Public charter schools can be controversial. They receive taxpayer funding, but there are only so many dollars to go around. Everyone that goes to a charter school is one fewer for a traditional public school.

Proponents of charter schools cite their ability to think outside the box and find creative ways to educate their students. Critics claim they lack the same level of oversight accorded to traditional schools, leading to academic and financial failures.

The state might be revealing some tacit acknowledgement of the controversy. Earlier this month, the North Carolina Board of Education turned down five charter school applicants that had been recommended for approval by an advisory board.

GLOW, however, has the enthusiastic backing of the state, the county school board and other elected officials, including Rep. Susi Hamilton, whose daughter is enrolled. In fact, when the group from Wilmington went to Raleigh last February to make its case, the school not only received unanimous approval but encouragement to replicate the model in other communities throughout North Carolina.

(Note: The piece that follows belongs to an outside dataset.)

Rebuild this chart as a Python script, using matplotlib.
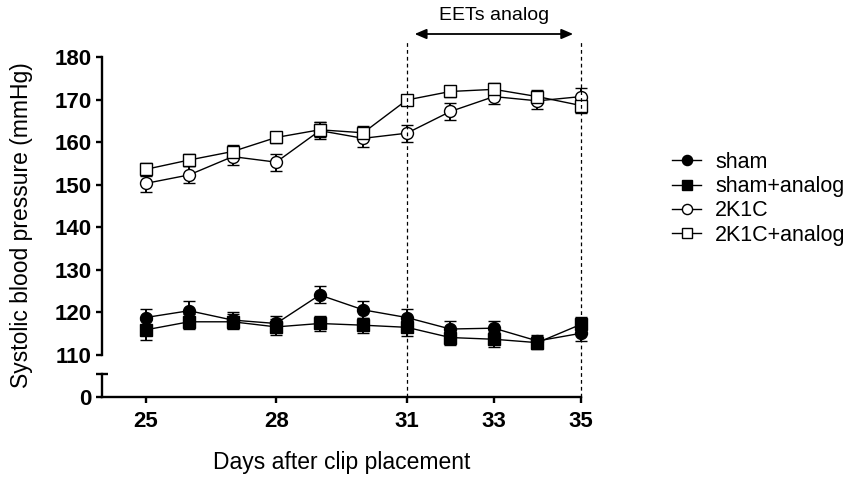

That is as it should be, because GLOW is all about opportunity and equality.

“It is a true equalizer,” Tisch said.

The school is primarily designed for students from at-risk backgrounds who would be the first in their family to graduate from a four-year college. It is limited to girls because, as Hunter puts it, they are the most vulnerable in a public school system overwhelmed with needs and underwhelmed with resources, especially in lower-income areas.

The school will employ a challenging STEAM curriculum: science, technology, engineering, art and math. Not all students will come in on grade level, but the goal is to close the achievement gap within two years.

The girls will learn from teachers like Erica Hodulik and Canesha Jacobs.

Hodulik felt like an oddball when she studied engineering at Vanderbilt, being one of only four females in her major. She wants to encourage her students to study math and science, and increase the number of girls in those fields.

Jacobs, who teaches English, was born to a single, teenaged mother. Statistics were against her being a success, but she graduated from high school and college. She beat the odds, and wants to help others do the same.

Tisch referenced “Little Women” author Louisa May Alcott, describing these girls as “mistresses of their own ship.”

Time will record how well GLOW succeeds in its goals. But with motivated teachers, enthusiastic students and the strong and enthusiastic backing of the community and elected officials, Wilmington’s newest school is on the path to be one of its best.